WHAT YOU WILL DO. Copy the lines below as they are; omit the images they contain.

DATA LINES.
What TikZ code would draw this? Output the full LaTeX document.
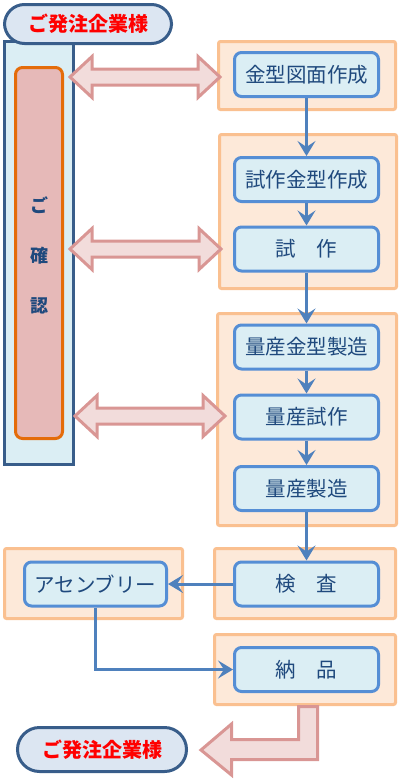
\documentclass[tikz,border=0pt]{standalone}
\usepackage{fontspec}
\newfontfamily\jp{Noto Sans CJK JP}
\usepackage{tikz}
\usetikzlibrary{arrows.meta}
\usetikzlibrary{positioning}
\definecolor{pillfill}{HTML}{DCE6F2}
\definecolor{navy}{HTML}{385D8A}
\definecolor{colfill}{HTML}{DBEEF4}
\definecolor{chkfill}{HTML}{E6B9B8}
\definecolor{chkline}{HTML}{E46C0A}
\definecolor{boxline}{HTML}{558ED5}
\definecolor{boxtext}{HTML}{1F497D}
\definecolor{grpfill}{HTML}{FDE9D9}
\definecolor{grpline}{HTML}{FAC090}
\definecolor{flowline}{HTML}{4F81BD}
\definecolor{bigfill}{HTML}{F2DCDB}
\definecolor{bigline}{HTML}{D99694}
% two-headed arrow: left tip, right tip, height
\newcommand{\talkarrow}[3]{%
    \draw[bigarrow] (#1,#3) -- ({#1+22},{#3-20.5}) -- ({#1+22},{#3-8}) -- ({#2-22},{#3-8})
        -- ({#2-22},{#3-20.5}) -- (#2,#3) -- ({#2-22},{#3+20.5}) -- ({#2-22},{#3+8})
        -- ({#1+22},{#3+8}) -- ({#1+22},{#3+20.5}) -- cycle;}

\begin{document}
\begin{tikzpicture}[x=1pt,y=-1pt]
    \tikzstyle{pill} = [rectangle, rounded corners=20pt, draw=navy, line width=3pt, fill=pillfill, text=red, font=\jp\bfseries\fontsize{20}{20}\selectfont]
    \tikzstyle{grp} = [rectangle, rounded corners=2pt, draw=grpline, line width=3pt, fill=grpfill]
    \tikzstyle{proc} = [rectangle, rounded corners=7pt, draw=boxline, line width=3pt, fill=colfill, text=boxtext, minimum width=144pt, minimum height=44pt, inner sep=0pt, font=\jp\fontsize{20.5}{20.5}\selectfont]
    \tikzstyle{flow} = [draw=flowline, line width=3pt, -{Stealth[length=15pt,width=18pt,inset=6pt]}]
    \tikzstyle{bigarrow} = [draw=bigline, fill=bigfill, line width=3pt, line join=miter]
    \useasboundingbox (0,0) rectangle (401,779);
        %%% customer / check column
        \node[rectangle, draw=navy, line width=3pt, fill=colfill, minimum width=69pt, minimum height=423pt] (column) at (39,253) {};
        \node[rectangle, rounded corners=7pt, draw=chkline, line width=3pt, fill=chkfill, minimum width=47pt, minimum height=371pt] (check) at (39,253) {};
        \node[text=boxtext, align=center, font=\jp\bfseries\fontsize{18}{50}\selectfont] (checktext) at (39,255) {ご\\確\\認};
        \node[pill, minimum width=167pt, minimum height=39pt] (client) at (88,24) {ご発注企業様};
        %%% groups
        \node[grp, minimum width=177pt, minimum height=68pt] (g1) at (307,75.5) {};
        \node[grp, minimum width=177pt, minimum height=154pt] (g2) at (308,211.5) {};
        \node[grp, minimum width=179pt, minimum height=212pt] (g3) at (307,419.5) {};
        \node[grp, minimum width=181pt, minimum height=70pt] (g4) at (305,583.5) {};
        \node[grp, minimum width=178pt, minimum height=70pt] (gasm) at (93.5,583.5) {};
        \node[grp, minimum width=181pt, minimum height=70pt] (g5) at (305,669.5) {};
        %%% process
        \node[proc] (design) at (306.5,74.5) {金型図面作成};
        \node[proc] (trialmold) at (306.5,179.5) {試作金型作成};
        \node[proc] (trial) at (306.5,249) {試　作};
        \node[proc] (massmold) at (306.5,347) {量産金型製造};
        \node[proc] (masstrial) at (306.5,417) {量産試作};
        \node[proc] (massprod) at (306.5,488.5) {量産製造};
        \node[proc] (inspect) at (306.5,584) {検　査};
        \node[proc, minimum width=142pt] (assembly) at (95.5,584) {アセンブリー};
        \node[proc] (deliver) at (306.5,669.5) {納　品};
        %%% flow
        \draw[flow] (design) -- (trialmold);
        \draw[flow] (trialmold) -- (trial);
        \draw[flow] (trial) -- (massmold);
        \draw[flow] (massmold) -- (masstrial);
        \draw[flow] (masstrial) -- (massprod);
        \draw[flow] (massprod) -- (inspect);
        \draw[flow] (inspect) -- (assembly);
        \draw[flow] (assembly.south) |- (deliver.west);
        %%% confirmation arrows
        \talkarrow{70}{220}{77}
        \talkarrow{70}{221}{249}
        \talkarrow{75}{225}{416}
        %%% back to client
        \node[pill, minimum width=169pt, minimum height=44pt, rounded corners=22pt] (client2) at (102,749.5) {ご発注企業様};
        \draw[bigarrow]
            (298.5,706.5) -- (317.5,706.5) -- (317.5,759.5) -- (231.5,759.5) -- (231.5,775)
            -- (201,750) -- (231.5,724) -- (231.5,739.5) -- (298.5,739.5) -- cycle;
    \end{tikzpicture}
\end{document}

ANSWER TO THE TASK.
What TikZ code would draw this? Output the full LaTeX document.
\documentclass[tikz,border=0pt]{standalone}
\usepackage{fontspec}
\newfontfamily\jp{Noto Sans CJK JP}
\usepackage{tikz}
\usetikzlibrary{arrows.meta}
\usetikzlibrary{positioning}
\definecolor{pillfill}{HTML}{DCE6F2}
\definecolor{navy}{HTML}{385D8A}
\definecolor{colfill}{HTML}{DBEEF4}
\definecolor{chkfill}{HTML}{E6B9B8}
\definecolor{chkline}{HTML}{E46C0A}
\definecolor{boxline}{HTML}{558ED5}
\definecolor{boxtext}{HTML}{1F497D}
\definecolor{grpfill}{HTML}{FDE9D9}
\definecolor{grpline}{HTML}{FAC090}
\definecolor{flowline}{HTML}{4F81BD}
\definecolor{bigfill}{HTML}{F2DCDB}
\definecolor{bigline}{HTML}{D99694}
% two-headed arrow: left tip, right tip, height
\newcommand{\talkarrow}[3]{%
    \draw[bigarrow] (#1,#3) -- ({#1+22},{#3-20.5}) -- ({#1+22},{#3-8}) -- ({#2-22},{#3-8})
        -- ({#2-22},{#3-20.5}) -- (#2,#3) -- ({#2-22},{#3+20.5}) -- ({#2-22},{#3+8})
        -- ({#1+22},{#3+8}) -- ({#1+22},{#3+20.5}) -- cycle;}

\begin{document}
\begin{tikzpicture}[x=1pt,y=-1pt]
    \tikzstyle{pill} = [rectangle, rounded corners=20pt, draw=navy, line width=3pt, fill=pillfill, text=red, font=\jp\bfseries\fontsize{20}{20}\selectfont]
    \tikzstyle{grp} = [rectangle, rounded corners=2pt, draw=grpline, line width=3pt, fill=grpfill]
    \tikzstyle{proc} = [rectangle, rounded corners=7pt, draw=boxline, line width=3pt, fill=colfill, text=boxtext, minimum width=144pt, minimum height=44pt, inner sep=0pt, font=\jp\fontsize{20.5}{20.5}\selectfont]
    \tikzstyle{flow} = [draw=flowline, line width=3pt, -{Stealth[length=15pt,width=18pt,inset=6pt]}]
    \tikzstyle{bigarrow} = [draw=bigline, fill=bigfill, line width=3pt, line join=miter]
    \useasboundingbox (0,0) rectangle (401,779);
        %%% customer / check column
        \node[rectangle, draw=navy, line width=3pt, fill=colfill, minimum width=69pt, minimum height=423pt] (column) at (39,253) {};
        \node[rectangle, rounded corners=7pt, draw=chkline, line width=3pt, fill=chkfill, minimum width=47pt, minimum height=371pt] (check) at (39,253) {};
        \node[text=boxtext, align=center, font=\jp\bfseries\fontsize{18}{50}\selectfont] (checktext) at (39,255) {ご\\確\\認};
        \node[pill, minimum width=167pt, minimum height=39pt] (client) at (88,24) {ご発注企業様};
        %%% groups
        \node[grp, minimum width=177pt, minimum height=68pt] (g1) at (307,75.5) {};
        \node[grp, minimum width=177pt, minimum height=154pt] (g2) at (308,211.5) {};
        \node[grp, minimum width=179pt, minimum height=212pt] (g3) at (307,419.5) {};
        \node[grp, minimum width=181pt, minimum height=70pt] (g4) at (305,583.5) {};
        \node[grp, minimum width=178pt, minimum height=70pt] (gasm) at (93.5,583.5) {};
        \node[grp, minimum width=181pt, minimum height=70pt] (g5) at (305,669.5) {};
        %%% process
        \node[proc] (design) at (306.5,74.5) {金型図面作成};
        \node[proc] (trialmold) at (306.5,179.5) {試作金型作成};
        \node[proc] (trial) at (306.5,249) {試　作};
        \node[proc] (massmold) at (306.5,347) {量産金型製造};
        \node[proc] (masstrial) at (306.5,417) {量産試作};
        \node[proc] (massprod) at (306.5,488.5) {量産製造};
        \node[proc] (inspect) at (306.5,584) {検　査};
        \node[proc, minimum width=142pt] (assembly) at (95.5,584) {アセンブリー};
        \node[proc] (deliver) at (306.5,669.5) {納　品};
        %%% flow
        \draw[flow] (design) -- (trialmold);
        \draw[flow] (trialmold) -- (trial);
        \draw[flow] (trial) -- (massmold);
        \draw[flow] (massmold) -- (masstrial);
        \draw[flow] (masstrial) -- (massprod);
        \draw[flow] (massprod) -- (inspect);
        \draw[flow] (inspect) -- (assembly);
        \draw[flow] (assembly.south) |- (deliver.west);
        %%% confirmation arrows
        \talkarrow{70}{220}{77}
        \talkarrow{70}{221}{249}
        \talkarrow{75}{225}{416}
        %%% back to client
        \node[pill, minimum width=169pt, minimum height=44pt, rounded corners=22pt] (client2) at (102,749.5) {ご発注企業様};
        \draw[bigarrow]
            (298.5,706.5) -- (317.5,706.5) -- (317.5,759.5) -- (231.5,759.5) -- (231.5,775)
            -- (201,750) -- (231.5,724) -- (231.5,739.5) -- (298.5,739.5) -- cycle;
    \end{tikzpicture}
\end{document}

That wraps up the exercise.